Il ricorrente lamenta anche l'assegnazione alla donna della casa familiare acquistata da entrambi in comproprietà al 50% ciascuno, sulla quale grava un mutuo ipotecario pagato pro quota, e nella quale i due si sono trasferiti iniziando la convivenza nella prospettiva di farne il luogo ove avrebbero vissuto con il figlio minore.

Per i giudici d'appello, nonostante i due si fossero allontanati dalla casa dopo la nascita del figlio, il concetto di casa familiare si fonda sulla preventiva convivenza e sulla destinazione impressa uniformemente dalle parti all'immobile.

Questione analizzata e sviluppata con attenzione dai giudici di legittimità, che hanno precisato che l'assegnazione della casa familiare prevista dall'art. 155 quater c.c., ratione temporis applicabile, viene effettuata tenendo conto prioritariamente dell'interesse dei figli.

Nella specie, il fatto che i genitori del minore abbiano non solo destinato di comune accordo e con impegno economico comune un immobile a loro abitazione familiare, ma vi abbiano anche convissuto stabilmente prima del conflitto, deflagrato con la nascita del figlio, mostra che la casa familiare preesiste alla nascita del bambino e il temporaneo allontanamento dovuto al conflitto genitoriale non ha mutato tale preesistente destinazione.

L'abitazione nella quale la coppia ha convissuto per cinque anni costituisce l'habitat domestico, ossia il "centro degli affetti, degli interessi e delle consuetudini in cui si esprime e si articola la vita familiare".

Nella specie, l'immobile assegnato al genitore collocatario ha costituito, per la fase della stabile convivenza delle parti, il centro di aggregazione della famiglia.

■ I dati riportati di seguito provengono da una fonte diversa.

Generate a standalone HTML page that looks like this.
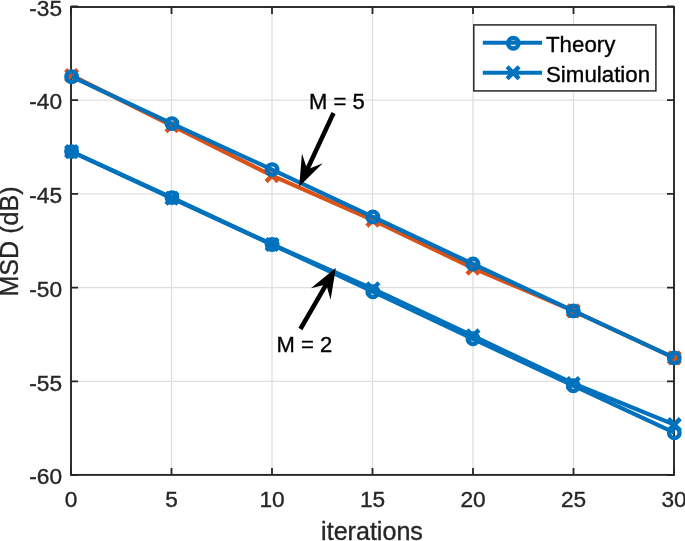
<!DOCTYPE html>
<html><head><meta charset="utf-8"><style>
html,body{margin:0;padding:0;background:#fff;}
body{width:685px;height:541px;position:relative;overflow:hidden;font-family:"Liberation Sans",sans-serif;}
svg text{font-family:"Liberation Sans",sans-serif;stroke:currentColor;stroke-width:0.35px;}
</style></head><body>
<svg width="685" height="541" viewBox="0 0 685 541" style="position:absolute;left:0;top:0;will-change:transform"><rect width="685" height="541" fill="#fff"/><path d="M171.50 7.0V474.9M272.00 7.0V474.9M372.50 7.0V474.9M473.00 7.0V474.9M573.50 7.0V474.9M71.0 100.17H674.0M71.0 193.89H674.0M71.0 287.61H674.0M71.0 381.33H674.0" stroke="#dfdfdf" stroke-width="1.3" fill="none"/><path d="M71.00 474.9v-7M71.00 7.0v7M171.50 474.9v-7M171.50 7.0v7M272.00 474.9v-7M272.00 7.0v7M372.50 474.9v-7M372.50 7.0v7M473.00 474.9v-7M473.00 7.0v7M573.50 474.9v-7M573.50 7.0v7M674.00 474.9v-7M674.00 7.0v7M71.0 6.45h7M674.0 6.45h-7M71.0 100.17h7M674.0 100.17h-7M71.0 193.89h7M674.0 193.89h-7M71.0 287.61h7M674.0 287.61h-7M71.0 381.33h7M674.0 381.33h-7M71.0 475.05h7M674.0 475.05h-7" stroke="#262626" stroke-width="1.8" fill="none"/><rect x="71.0" y="7.0" width="603.0" height="467.9" fill="none" stroke="#262626" stroke-width="1.9"/><path d="M71.60 75.50 L171.95 125.70 L272.10 175.60 L372.90 220.10 L473.00 268.10 L573.30 310.90 L674.30 357.90" stroke="#D95319" stroke-width="4.2" fill="none" stroke-linejoin="round"/><path d="M65.60 69.50L77.60 81.50M65.60 81.50L77.60 69.50M165.95 119.70L177.95 131.70M165.95 131.70L177.95 119.70M266.10 169.60L278.10 181.60M266.10 181.60L278.10 169.60M366.90 214.10L378.90 226.10M366.90 226.10L378.90 214.10M467.00 262.10L479.00 274.10M467.00 274.10L479.00 262.10M567.30 304.90L579.30 316.90M567.30 316.90L579.30 304.90M668.30 351.90L680.30 363.90M668.30 363.90L680.30 351.90" stroke="#D95319" stroke-width="4.4" fill="none"/><path d="M71.60 76.70 L171.95 123.60 L272.10 169.60 L372.90 216.90 L473.00 264.00 L573.30 310.90 L674.30 357.90" stroke="#0072BD" stroke-width="4.2" fill="none" stroke-linejoin="round"/><circle cx="71.60" cy="76.70" r="5.25" fill="none" stroke="#0072BD" stroke-width="4.4"/><circle cx="171.95" cy="123.60" r="5.25" fill="none" stroke="#0072BD" stroke-width="4.4"/><circle cx="272.10" cy="169.60" r="5.25" fill="none" stroke="#0072BD" stroke-width="4.4"/><circle cx="372.90" cy="216.90" r="5.25" fill="none" stroke="#0072BD" stroke-width="4.4"/><circle cx="473.00" cy="264.00" r="5.25" fill="none" stroke="#0072BD" stroke-width="4.4"/><circle cx="573.30" cy="310.90" r="5.25" fill="none" stroke="#0072BD" stroke-width="4.4"/><circle cx="674.30" cy="357.90" r="5.25" fill="none" stroke="#0072BD" stroke-width="4.4"/><path d="M71.60 151.60 L171.95 197.60 L272.10 244.50 L372.90 291.70 L473.00 338.80 L573.30 385.70 L674.30 432.70" stroke="#0072BD" stroke-width="4.2" fill="none" stroke-linejoin="round"/><circle cx="71.60" cy="151.60" r="5.25" fill="none" stroke="#0072BD" stroke-width="4.4"/><circle cx="171.95" cy="197.60" r="5.25" fill="none" stroke="#0072BD" stroke-width="4.4"/><circle cx="272.10" cy="244.50" r="5.25" fill="none" stroke="#0072BD" stroke-width="4.4"/><circle cx="372.90" cy="291.70" r="5.25" fill="none" stroke="#0072BD" stroke-width="4.4"/><circle cx="473.00" cy="338.80" r="5.25" fill="none" stroke="#0072BD" stroke-width="4.4"/><circle cx="573.30" cy="385.70" r="5.25" fill="none" stroke="#0072BD" stroke-width="4.4"/><circle cx="674.30" cy="432.70" r="5.25" fill="none" stroke="#0072BD" stroke-width="4.4"/><path d="M71.60 151.60 L171.95 198.30 L272.10 244.50 L372.90 288.80 L473.00 335.90 L573.30 383.50 L674.30 424.60" stroke="#0072BD" stroke-width="4.2" fill="none" stroke-linejoin="round"/><path d="M65.60 145.60L77.60 157.60M65.60 157.60L77.60 145.60M165.95 192.30L177.95 204.30M165.95 204.30L177.95 192.30M266.10 238.50L278.10 250.50M266.10 250.50L278.10 238.50M366.90 282.80L378.90 294.80M366.90 294.80L378.90 282.80M467.00 329.90L479.00 341.90M467.00 341.90L479.00 329.90M567.30 377.50L579.30 389.50M567.30 389.50L579.30 377.50M668.30 418.60L680.30 430.60M668.30 430.60L680.30 418.60" stroke="#0072BD" stroke-width="4.4" fill="none"/><text x="71.00" y="506.7" font-size="22.7" text-anchor="middle" fill="#262626" color="#262626">0</text><text x="171.50" y="506.7" font-size="22.7" text-anchor="middle" fill="#262626" color="#262626">5</text><text x="272.00" y="506.7" font-size="22.7" text-anchor="middle" fill="#262626" color="#262626">10</text><text x="372.50" y="506.7" font-size="22.7" text-anchor="middle" fill="#262626" color="#262626">15</text><text x="473.00" y="506.7" font-size="22.7" text-anchor="middle" fill="#262626" color="#262626">20</text><text x="573.50" y="506.7" font-size="22.7" text-anchor="middle" fill="#262626" color="#262626">25</text><text x="674.00" y="506.7" font-size="22.7" text-anchor="middle" fill="#262626" color="#262626">30</text><text x="62" y="15.65" font-size="22.7" text-anchor="end" fill="#262626" color="#262626">-35</text><text x="62" y="109.37" font-size="22.7" text-anchor="end" fill="#262626" color="#262626">-40</text><text x="62" y="203.09" font-size="22.7" text-anchor="end" fill="#262626" color="#262626">-45</text><text x="62" y="296.81" font-size="22.7" text-anchor="end" fill="#262626" color="#262626">-50</text><text x="62" y="390.53" font-size="22.7" text-anchor="end" fill="#262626" color="#262626">-55</text><text x="62" y="484.25" font-size="22.7" text-anchor="end" fill="#262626" color="#262626">-60</text><text x="372" y="539.9" font-size="25.1" text-anchor="middle" fill="#262626" color="#262626">iterations</text><text transform="translate(18.4 241.5) rotate(-90)" font-size="25.1" text-anchor="middle" fill="#262626" color="#262626">MSD (dB)</text><path d="M333.50 113.00L306.38 171.19" stroke="#000" stroke-width="4.5" fill="none"/><path d="M299.20 186.60L301.96 153.46L307.23 169.38L322.80 163.18Z" fill="#000"/><path d="M300.40 329.00L327.27 282.70" stroke="#000" stroke-width="4.5" fill="none"/><path d="M335.80 268.00L330.60 299.67L326.26 284.43L310.88 288.23Z" fill="#000"/><text x="309" y="108.8" font-size="22" fill="#000" color="#000">M = 5</text><text x="276.5" y="351.6" font-size="22" fill="#000" color="#000">M = 2</text><rect x="473.8" y="24.9" width="182.09999999999997" height="66.0" fill="#fff" stroke="#262626" stroke-width="1.5"/><path d="M482.8 42.8H542.1" stroke="#0072BD" stroke-width="4.0"/><circle cx="513.30" cy="43.30" r="5.25" fill="none" stroke="#0072BD" stroke-width="4.4"/><path d="M482.8 72.8H542.1" stroke="#0072BD" stroke-width="4.0"/><path d="M507.10 66.80L519.10 78.80M507.10 78.80L519.10 66.80" stroke="#0072BD" stroke-width="4.4" fill="none"/><text x="546" y="51.6" font-size="22.3" fill="#000" color="#000">Theory</text><text x="546" y="81.6" font-size="22.3" fill="#000" color="#000">Simulation</text></svg>
</body></html>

Ne consegue che la destinazione a casa familiare deve ritenersi univocamente impressa all'immobile dalle parti, non solo in astratto con l'acquisto in comunione, ma anche in concreto per mezzo della loro convivenza.

Per queste ragioni la fruizione dell'abitazione da parte del minore con il genitore collocatario è stata fondatamente ritenuta la scelta più coerente con il suo prioritario interesse dettato dalla norma.

Pertanto, l'inammissibilità e l'infondatezza delle censure determinano il rigetto del ricorso.